Vom Internet ins Kino: “El vagoneta en el mundo del cine”

Von Mirka Borchardt

“El vagoneta” entstand ursprünglich als Internetserie, die die Abenteuer von Matías, Walter, Rama und Ponce zeigt: Die Freunde aus dem Buenos Aires-Stadtteil Saavedra entschließen sich, eine Werbeanzeigetafel auf der Terrasse aufzustellen, um selbst nicht mehr arbeiten zu müssen. Die Serie gewann so viele Anhänger, dass sie mittlerweile Kultstatus hat. Mit “El vagoneta en el mundo del cine” erobern die vier Freunde nun die Welt der roten Teppiche: Sie schleichen sich ins Internationale Kinofestival von Mar del Plata ein, um ihren Traum von einem bequemen Leben endlich in die Realität umzusetzen. Unter Stars und Produzenten suchen sie jemanden, der bereit ist, sie zu sponsern.

Mit derselben unverfrorenen Frische, mit dem sie das Internetpublikum erobert haben, verführen sie nun auch das Kinopublikum – und wer weiß, vielleicht müssen sie sich demnächst nicht mehr heimlich auf den roten Teppich schleichen.

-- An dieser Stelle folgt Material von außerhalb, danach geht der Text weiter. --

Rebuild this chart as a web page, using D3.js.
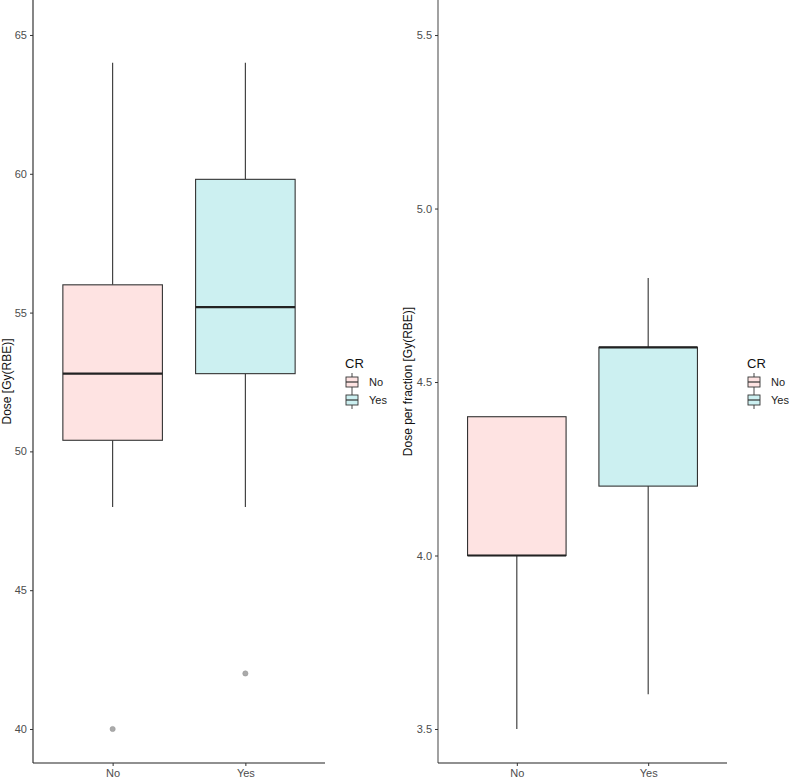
<!DOCTYPE html>
<html>
<head>
<meta charset="utf-8">
<script src="https://cdn.jsdelivr.net/npm/d3@7"></script>
<style>
  body { margin: 0; background: #fff; }
  text { font-family: "Liberation Sans", Arial, sans-serif; }
</style>
</head>
<body>
<svg id="chart" width="789" height="778"></svg>
<script>
// groups
const groups = ['No', 'Yes'];
const groupFill = ['#FEE3E2', '#CCF0F1'];

// total dose boxplot stats [low whisker, q1, median, q3, high whisker]
const doseStats = [
  [48, 50.4, 52.8, 56.0, 64],
  [48, 52.8, 55.2, 59.8, 64]
];
const doseOutliers = [[40], [42]];
const doseTicks = [40, 45, 50, 55, 60, 65];

// dose per fraction boxplot stats
const fracStats = [
  [3.5, 4.0, 4.0, 4.4, 4.4],
  [3.6, 4.2, 4.6, 4.6, 4.8]
];
const fracOutliers = [[], []];
const fracTicks = [3.5, 4.0, 4.5, 5.0, 5.5];

const svg = d3.select('#chart');

function panel(opt) {
  const g = svg.append('g');
  const x = d3.scalePoint().domain(groups).range([opt.x0, opt.x1]).padding(0.6);
  const y = d3.scaleLinear().domain(opt.domain).range([opt.bottom, 0]);
  const boxW = x.step() * 0.75;

  groups.forEach((grp, i) => {
    const s = opt.stats[i];
    const cx = x(grp);
    // whiskers
    g.append('line').attr('x1', cx).attr('x2', cx)
      .attr('y1', y(s[0])).attr('y2', y(s[1]))
      .attr('stroke', '#333').attr('stroke-width', 1.1);
    g.append('line').attr('x1', cx).attr('x2', cx)
      .attr('y1', y(s[3])).attr('y2', y(s[4]))
      .attr('stroke', '#333').attr('stroke-width', 1.1);
    // box
    g.append('rect')
      .attr('x', cx - boxW / 2).attr('width', boxW)
      .attr('y', y(s[3])).attr('height', y(s[1]) - y(s[3]))
      .attr('fill', groupFill[i]).attr('stroke', '#333').attr('stroke-width', 1.1);
    // median
    g.append('line')
      .attr('x1', cx - boxW / 2).attr('x2', cx + boxW / 2)
      .attr('y1', y(s[2])).attr('y2', y(s[2]))
      .attr('stroke', '#222').attr('stroke-width', 2.2);
    // outliers
    opt.outliers[i].forEach(v => {
      g.append('circle').attr('cx', cx).attr('cy', y(v)).attr('r', 2.6)
        .attr('fill', '#aaa').attr('stroke', '#999').attr('stroke-width', 0.6);
    });
  });

  // axes
  const ya = g.append('g').attr('transform', `translate(${opt.x0},0)`)
    .call(d3.axisLeft(y).tickValues(opt.ticks).tickSize(3).tickPadding(3)
      .tickFormat(opt.fmt));
  ya.select('.domain').attr('d', `M0,0V${opt.bottom}`).attr('stroke', opt.axisCol).attr('stroke-width', 1.1);
  ya.selectAll('.tick line').attr('stroke', '#333');
  ya.selectAll('.tick text').attr('fill', '#4d4d4d').style('font-size', '11px');

  const xa = g.append('g').attr('transform', `translate(0,${opt.bottom})`)
    .call(d3.axisBottom(x).tickSize(3).tickPadding(3));
  xa.select('.domain').attr('d', `M${opt.x0},0H${opt.x1}`).attr('stroke', '#222').attr('stroke-width', 1.1);
  xa.selectAll('.tick line').attr('stroke', '#333');
  xa.selectAll('.tick text').attr('fill', '#4d4d4d').style('font-size', '11px');

  // y title
  g.append('text')
    .attr('transform', `translate(${opt.titleX},${opt.bottom / 2}) rotate(-90)`)
    .attr('text-anchor', 'middle')
    .style('font-size', '12px').attr('fill', '#111')
    .text(opt.title);

  // legend
  const lg = g.append('g').attr('transform', `translate(${opt.legX},0)`);
  lg.append('text').attr('x', 0).attr('y', 368).style('font-size', '13px').attr('fill', '#111').text('CR');
  groups.forEach((grp, i) => {
    const ky = 382 + i * 18;
    lg.append('line').attr('x1', 7).attr('x2', 7).attr('y1', ky - 9).attr('y2', ky + 9)
      .attr('stroke', '#333').attr('stroke-width', 0.9);
    lg.append('rect').attr('x', 1).attr('y', ky - 5).attr('width', 12).attr('height', 10)
      .attr('fill', groupFill[i]).attr('stroke', '#333').attr('stroke-width', 0.9);
    lg.append('line').attr('x1', 1).attr('x2', 13).attr('y1', ky).attr('y2', ky)
      .attr('stroke', '#333').attr('stroke-width', 1.2);
    lg.append('text').attr('x', 24).attr('y', ky + 4).style('font-size', '11px')
      .attr('fill', '#222').text(grp);
  });
}

panel({
  x0: 33, x1: 325, bottom: 763,
  domain: [38.775, 66.26],
  stats: doseStats, outliers: doseOutliers, ticks: doseTicks,
  fmt: d3.format('d'), axisCol: '#222',
  title: 'Dose [Gy(RBE)]', titleX: 11, legX: 345
});

panel({
  x0: 438, x1: 727, bottom: 763,
  domain: [3.402, 5.601],
  stats: fracStats, outliers: fracOutliers, ticks: fracTicks,
  fmt: d3.format('.1f'), axisCol: '#555',
  title: 'Dose per fraction [Gy(RBE)]', titleX: 412, legX: 747
});
</script>
</body>
</html>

  • “El vagoneta en el mundo del cine” – Argentinien 2011. 95 Min. Komödie ohne Altersbeschränkung. Buch und Regie: Maximiliano Gutiérrez. Mit Nicolás Abeles, Silvina Luna und Gastón Pauls.

Ein Muss für alle Tanz- und Performance-Fans

“The Divine Comedy” von Luis Garay

Von Karlotta Bahnsen

Der Rockstar des zeitgenössischen Tanzes Luis Garay tobte sich einst (2008) an Dantes Göttlicher Komödie aus. Was dabei herauskam, spielt seit der Welle der Wiederaufnahmen nach der Sommerpause jetzt auf der Avenida Corrientes. Das Stück beschäftigt sich szenisch mit den zeitlichen Strukturen des Chaos und macht sich auf die Suche nach neuen Ausdrucksformen. Der Sound ist dabei essentieller Bestandteil sowie Experimentiergebiet und vermisst die Möglichkeiten des Klangs von Beatbox über Gitarrenrock bis zum bloßen und rohen Schrei. Dabei kommt die Situationskomik nicht zu kurz, bleibt aber unprätentiös im Hintergrund. Alles, was wirklich gesagt werden muss, entsteht durch die Körper im Raum. Für alle Performance-Begeisterten und Fans des zeitgenössischen Tanzes der Megacity ein absolutes Muss zum Einläuten der Saison.